Com uma carreira brilhante, Pelé conquistou, ao lado da Seleção Brasileira, as Copas do Mundo de 1958, 1962 e 1970. No Santos, onde jogou praticamente a carreira toda, também empilhou títulos, entre eles duas Libertadores e dois Mundiais de Clubes, viajando o mundo inteiro em partidas de exibição com a equipe. Em um dos episódios mais notórios dessa trajetória no clube, chegou a paralisar uma guerra civil na Nigéria.
Para discutir o legado do “atleta do século”, a Sputnik Brasil ouviu pesquisadores de diversas áreas, que apontaram as contribuições de Pelé para além dos campos de futebol, desde sua ascensão em meio a um mundo ainda marcado pela segregação racial, à sua contribuição para a profissionalização do esporte e a formação da identidade brasileira.

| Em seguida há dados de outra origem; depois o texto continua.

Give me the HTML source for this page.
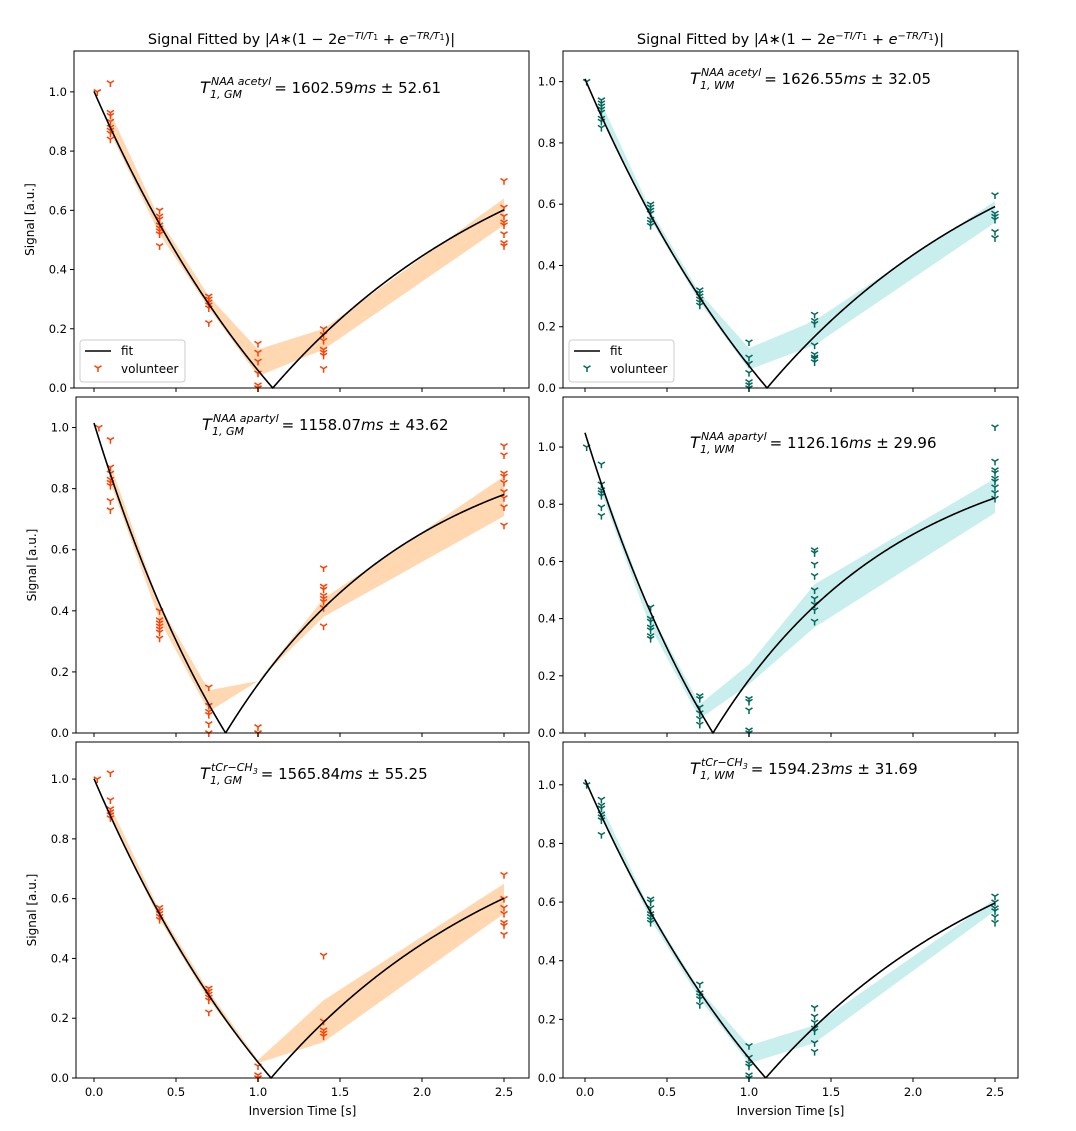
<!DOCTYPE html>
<html><head><meta charset="utf-8">
<style>
body{margin:0;background:#fff;width:1076px;height:1126px;overflow:hidden;font-family:"Liberation Sans","DejaVu Sans",sans-serif;}
svg text{font-family:"DejaVu Sans","Liberation Sans",sans-serif;}
</style></head>
<body>
<svg id="fig" width="1076" height="1126" xmlns="http://www.w3.org/2000/svg"></svg>
<script>
// ---- data ----
const bandTimes=[0.1,0.4,0.7,1.0,1.4,2.5];
const xTicks=[0.0,0.5,1.0,1.5,2.0,2.5];
const xTickLabels=["0.0","0.5","1.0","1.5","2.0","2.5"];
const yTicks=[0.0,0.2,0.4,0.6,0.8,1.0];
const yTickLabels=["0.0","0.2","0.4","0.6","0.8","1.0"];
const fitA=[1.015,1.02,1.015,1.05,1.005,1.02];
const fitT1=[1.60259,1.62655,1.15807,1.12616,1.56584,1.59423];
const fitTR=[6.96,7.4,10,10,8.8,10];
const bandLow=[[0.86,0.52,0.27,0.04,0.13,0.55],[0.89,0.55,0.28,0.06,0.14,0.54],[0.82,0.37,0.07,0.17,0.38,0.71],[0.84,0.37,0.05,0.17,0.37,0.77],[0.87,0.53,0.26,0.05,0.12,0.55],[0.89,0.54,0.27,0.05,0.12,0.57]];
const bandHigh=[[0.93,0.57,0.31,0.13,0.20,0.64],[0.93,0.58,0.31,0.13,0.22,0.61],[0.88,0.42,0.14,0.17,0.44,0.84],[0.88,0.42,0.10,0.24,0.52,0.89],[0.91,0.56,0.29,0.06,0.26,0.65],[0.93,0.57,0.30,0.11,0.18,0.61]];
const ptTimes=[
 [0.02,0.02,0.1,0.1,0.1,0.1,0.1,0.1,0.1,0.1,0.4,0.4,0.4,0.4,0.4,0.4,0.4,0.4,0.7,0.7,0.7,0.7,0.7,0.7,1,1,1,1,1,1,1,1.4,1.4,1.4,1.4,1.4,1.4,1.4,2.5,2.5,2.5,2.5,2.5,2.5,2.5,2.5],
 [0.01,0.1,0.1,0.1,0.1,0.1,0.1,0.1,0.1,0.4,0.4,0.4,0.4,0.4,0.4,0.4,0.7,0.7,0.7,0.7,0.7,0.7,1,1,1,1,1,1,1,1.4,1.4,1.4,1.4,1.4,1.4,1.4,1.4,2.5,2.5,2.5,2.5,2.5,2.5],
 [0.03,0.1,0.1,0.1,0.1,0.1,0.1,0.1,0.1,0.4,0.4,0.4,0.4,0.4,0.4,0.4,0.7,0.7,0.7,0.7,0.7,0.7,1,1,1,1.4,1.4,1.4,1.4,1.4,1.4,1.4,1.4,2.5,2.5,2.5,2.5,2.5,2.5,2.5,2.5,2.5],
 [0.01,0.1,0.1,0.1,0.1,0.1,0.1,0.1,0.4,0.4,0.4,0.4,0.4,0.4,0.4,0.7,0.7,0.7,0.7,0.7,0.7,1,1,1,1,1,1.4,1.4,1.4,1.4,1.4,1.4,1.4,1.4,1.4,2.5,2.5,2.5,2.5,2.5,2.5,2.5,2.5,2.5],
 [0.02,0.1,0.1,0.1,0.1,0.1,0.1,0.4,0.4,0.4,0.4,0.4,0.7,0.7,0.7,0.7,0.7,0.7,1,1,1,1,1.4,1.4,1.4,1.4,1.4,2.5,2.5,2.5,2.5,2.5,2.5,2.5],
 [0.01,0.1,0.1,0.1,0.1,0.1,0.1,0.1,0.4,0.4,0.4,0.4,0.4,0.4,0.4,0.7,0.7,0.7,0.7,0.7,1,1,1,1,1,1,1.4,1.4,1.4,1.4,1.4,1.4,1.4,2.5,2.5,2.5,2.5,2.5,2.5]];
const ptValues=[
 [1.0,1.0,1.03,0.93,0.92,0.90,0.88,0.87,0.86,0.84,0.60,0.58,0.57,0.55,0.54,0.53,0.52,0.48,0.31,0.30,0.29,0.28,0.27,0.22,0.15,0.12,0.09,0.05,0.01,0.0,0.0,0.20,0.18,0.16,0.13,0.12,0.11,0.065,0.70,0.61,0.58,0.56,0.55,0.52,0.49,0.48],
 [1.0,0.94,0.93,0.92,0.91,0.90,0.88,0.87,0.85,0.60,0.59,0.58,0.57,0.55,0.54,0.53,0.32,0.31,0.30,0.29,0.28,0.27,0.15,0.10,0.08,0.05,0.02,0.01,0.0,0.24,0.22,0.21,0.14,0.11,0.10,0.095,0.085,0.63,0.57,0.56,0.55,0.51,0.49],
 [1.0,0.96,0.87,0.85,0.83,0.82,0.81,0.76,0.73,0.40,0.37,0.36,0.35,0.34,0.33,0.31,0.15,0.09,0.07,0.06,0.03,0.0,0.02,0.0,0.0,0.54,0.48,0.47,0.45,0.44,0.43,0.41,0.35,0.94,0.91,0.85,0.84,0.82,0.79,0.77,0.74,0.68],
 [1.0,0.94,0.87,0.85,0.84,0.83,0.79,0.76,0.44,0.40,0.39,0.37,0.36,0.34,0.33,0.13,0.12,0.09,0.07,0.05,0.03,0.12,0.11,0.08,0.01,0.0,0.64,0.63,0.59,0.55,0.50,0.47,0.45,0.43,0.39,1.07,0.95,0.92,0.91,0.89,0.88,0.86,0.84,0.82],
 [1.0,1.02,0.93,0.90,0.89,0.88,0.87,0.57,0.56,0.55,0.54,0.53,0.30,0.29,0.28,0.27,0.26,0.22,0.04,0.01,0.0,0.0,0.41,0.19,0.16,0.15,0.14,0.68,0.60,0.57,0.55,0.52,0.51,0.48],
 [1.0,0.95,0.93,0.92,0.90,0.89,0.88,0.83,0.61,0.60,0.58,0.56,0.55,0.54,0.53,0.32,0.29,0.28,0.27,0.25,0.11,0.07,0.05,0.04,0.01,0.0,0.24,0.21,0.19,0.17,0.16,0.12,0.09,0.62,0.60,0.58,0.57,0.55,0.53]];
const labelMet=["NAA acetyl","NAA acetyl","NAA apartyl","NAA apartyl","tCr−CH","tCr−CH"];
const labelTissue=["GM","WM","GM","WM","GM","WM"];
const labelVal=["1602.59","1626.55","1158.07","1126.16","1565.84","1594.23"];
const labelErr=["52.61","32.05","43.62","29.96","55.25","31.69"];
// ---- layout ----
const panels=[
 {l:74,r:529,t:51,b:388,x0:94,ymax:1.138,col:0,row:0,lx:200,ly:87},
 {l:563,r:1018,t:51,b:388,x0:585,ymax:1.10,col:1,row:0,lx:690,ly:78},
 {l:76,r:529,t:397,b:733,x0:94,ymax:1.10,col:0,row:1,lx:202,ly:424},
 {l:563,r:1018,t:397,b:733,x0:585,ymax:1.175,col:1,row:1,lx:690,ly:442},
 {l:76,r:529,t:742,b:1078,x0:94,ymax:1.124,col:0,row:2,lx:200,ly:773},
 {l:563,r:1018,t:742,b:1078,x0:585,ymax:1.146,col:1,row:2,lx:690,ly:768}];
const NS="http://www.w3.org/2000/svg";
const svg=document.getElementById('fig');
function mk(tag,attrs,parent){const e=document.createElementNS(NS,tag);for(const k in attrs)e.setAttribute(k,attrs[k]);(parent||svg).appendChild(e);return e;}
const colors=[{pt:"#ff4000",band:"#ffd8b1"},{pt:"#00695c",band:"#c8eeee"}];
panels.forEach((p,i)=>{
 const c=colors[p.col];
 const xs=v=>p.x0+v*164;
 const ys=v=>p.b-(v/p.ymax)*(p.b-p.t);
 const g=mk('g',{});
 
 
 let d='';
 bandTimes.forEach((t,j)=>{d+=(j?'L':'M')+xs(t)+','+ys(bandHigh[i][j]);});
 for(let j=bandTimes.length-1;j>=0;j--)d+='L'+xs(bandTimes[j])+','+ys(bandLow[i][j]);
 const band=mk('path',{d:d+'Z',fill:c.band},g);
 
 
 ptTimes[i].forEach((t,j)=>{
  const x=xs(t),y=ys(ptValues[i][j]);
  const m=mk('path',{d:`M${x},${y}L${x},${y+4}M${x},${y}L${x-3.5},${y-2.2}M${x},${y}L${x+3.5},${y-2.2}`,stroke:c.pt,'stroke-width':1.5,fill:'none'},g);
  
  
 });
 let fd='';
 for(let k=0;k<=500;k++){const t=2.5*k/500;const v=Math.abs(fitA[i]*(1-2*Math.exp(-t/fitT1[i])+Math.exp(-fitTR[i]/fitT1[i])));fd+=(k?'L':'M')+xs(t).toFixed(2)+','+ys(v).toFixed(2);}
 const fl=mk('path',{d:fd,stroke:'#000','stroke-width':1.6,fill:'none'},g);
 
 
 const fr=mk('rect',{x:p.l,y:p.t,width:p.r-p.l,height:p.b-p.t,fill:'none',stroke:'#000','stroke-width':1},g);
 
 
 yTicks.forEach((v,j)=>{const y=ys(v);mk('line',{x1:p.l-4,x2:p.l,y1:y,y2:y,stroke:'#000'},g);
  const tl=mk('text',{x:p.l-7,y:y+4,'text-anchor':'end','font-size':11.5},g);tl.textContent=yTickLabels[j];
  
  });
 xTicks.forEach((v,j)=>{const x=xs(v);mk('line',{x1:x,x2:x,y1:p.b,y2:p.b+4,stroke:'#000'},g);
  if(p.row===2){const tl=mk('text',{x:x,y:p.b+18,'text-anchor':'middle','font-size':11.5},g);tl.textContent=xTickLabels[j];
   
   }});
 if(p.col===0){const yl=mk('text',{x:0,y:0,transform:`translate(${p.l-40},${(p.t+p.b)/2}) rotate(-90)`,'text-anchor':'middle','font-size':12},g);yl.textContent='Signal [a.u.]';
  
  }
 if(p.row===2){const xl=mk('text',{x:(p.l+p.r)/2,y:p.b+37,'text-anchor':'middle','font-size':12},g);xl.textContent='Inversion Time [s]';
  
  }
 if(p.row===0){
  const tt=mk('text',{x:(p.l+p.r)/2,y:p.t-7,'text-anchor':'middle','font-size':14.5},g);
  
  
  tt.innerHTML='Signal Fitted by |<tspan font-style="italic">A</tspan>∗(1 − 2<tspan font-style="italic">e</tspan><tspan baseline-shift="super" font-size="10" font-style="italic">−TI/T</tspan><tspan baseline-shift="super" font-size="8">1</tspan> + <tspan font-style="italic">e</tspan><tspan baseline-shift="super" font-size="10" font-style="italic">−TR/T</tspan><tspan baseline-shift="super" font-size="8">1</tspan>)|';
  const lg=mk('g',{},g);
  
  
  mk('rect',{x:p.l+6,y:p.b-48,width:105,height:42,rx:3,fill:'#fff',stroke:'#ccc'},lg);
  mk('line',{x1:p.l+11,x2:p.l+37,y1:p.b-37,y2:p.b-37,stroke:'#000','stroke-width':1.6},lg);
  const lx=p.l+24,ly=p.b-20;
  mk('path',{d:`M${lx},${ly}L${lx},${ly+4}M${lx},${ly}L${lx-3.5},${ly-2.2}M${lx},${ly}L${lx+3.5},${ly-2.2}`,stroke:c.pt,'stroke-width':1.5,fill:'none'},lg);
  const t1=mk('text',{x:p.l+47,y:p.b-33,'font-size':12},lg);t1.textContent='fit';
  const t2=mk('text',{x:p.l+47,y:p.b-15,'font-size':12},lg);t2.textContent='volunteer';
 }
 // annotation
 const ag=mk('g',{},g);
 
 
 const bx=p.lx, by=p.ly+6;
 const tT=mk('text',{x:bx,y:by,'font-size':16,'font-style':'italic'},ag);tT.textContent='T';
 const sx=bx+11;
 const sp=mk('text',{x:sx,y:by-8,'font-size':11,'font-style':'italic'},ag);
 if(labelMet[i].startsWith('tCr')){sp.innerHTML='tCr−CH<tspan font-size="8" dy="3">3</tspan>';}else{sp.textContent=labelMet[i];}
 const sb=mk('text',{x:sx-1,y:by+5,'font-size':11,'font-style':'italic'},ag);sb.textContent='1, '+labelTissue[i];
 const w=Math.max(sp.getComputedTextLength(),sb.getComputedTextLength());
 const mt=mk('text',{x:sx+w+3,y:by,'font-size':15},ag);
 mt.innerHTML='= '+labelVal[i]+'<tspan font-style="italic">ms</tspan> ± '+labelErr[i];
});
</script>
</body></html>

Pelé foi um ‘destruidor de estigmas’ racistas
“O Pelé desmonta tudo isso com a sua genialidade, especialmente a partir de 1959, quando se torna um ícone mundial. Então toda a ideia que se tinha de o negro ser incapaz de ser criativo, o Pelé destruiu; incapaz de compreender os processos políticos, econômicos, sociais, o Pelé destruiu; incapaz de expressar de forma ampla a sua humanidade, o Pelé destruiu. Então a figura dele destruiu, destroçou, todos os preconceitos e estigmas de discriminação em relação à população negra”, explica o pesquisador à Sputnik Brasil.
“Esse é o grande legado de Pelé para o Brasil, de modo geral, e para a população negra, em especial. É o fim dos estigmas. Ele questiona os estigmas com a sua genialidade, ele provoca a necessidade de uma mudança, de pensar o negro a partir de um novo prisma, diferente do que vigia até o século XIX nesse país. Ele abre possibilidade para que o negro, como cidadão, reivindique políticas públicas e ele mostra a iniquidade do racismo na sociedade brasileira, em que mais de 60% da população é negra. Então ele deu uma grande contribuição nesse sentido”, afirma.
“Nesse sentido, acho que o movimento negro tem que ter uma ação política. Não, obviamente, inventando a imagem Pelé, mas problematizando essa questão para compreender a dialética do que ele provocou em relação à presença do negro […]. Precisamos ir além da aparência e observar a essência do fenômeno Pelé […]. Pelé teve um papel importante na humanização do negro na sociedade brasileira. Isso eu não tenho dúvida alguma”, diz o professor.
‘Um inventor da brasilidade’
“O Pelé, mais do que um jogador de futebol, é um inventor da brasilidade. Isso porque, em um país com quatro séculos de escravidão ver um descendente de pessoas que foram escravizadas furar a bolha da exclusão social — que sempre caracterizou a nossa história — e chegar ao auge de ser o brasileiro mais conhecido de todos os tempos, se para o futebol, o Pelé é o ápice, para o Brasil, o Pelé é um inventor da brasilidade, é um dos inventores de um país que a gente sonha que seja mais generoso, mais imaginativo. Pelé é tudo isso”, avalia.
Pelé marcou ruptura no futebol profissional
“Essa equação de Seleção Brasileira e nação brasileira, identidade nacional, praticamente se consolida ali. Eu digo sempre que essa equação vai perdendo força nas últimas décadas por conta da globalização, da ida dos melhores jogadores para a Europa, mas acho até que hoje em dia ela não é tão importante quanto foi naquele momento. Naquele momento, era importante você ter essa noção de brasilidade e o futebol, muito por conta do Pelé, acabou sendo bastante exitoso nessa construção de identidade nacional”, afirma.
Sinônimo de excelência
“A gente conseguiu ter o Pelé a carreira quase inteira aqui no Brasil. Ele não precisou ir à Europa, não quis à Europa, quis ficar aqui e a gente conseguiu viabilizar isso. Então é uma grande vitória do futebol brasileiro. É uma história de vitória do futebol brasileiro em campo, mas a vitória brasileira que representa o Pelé é também para autoestima, para a ideia do atleta de elite, para o atleta negro brasileiro”, afirma Iamin em entrevista à Sputnik Brasil.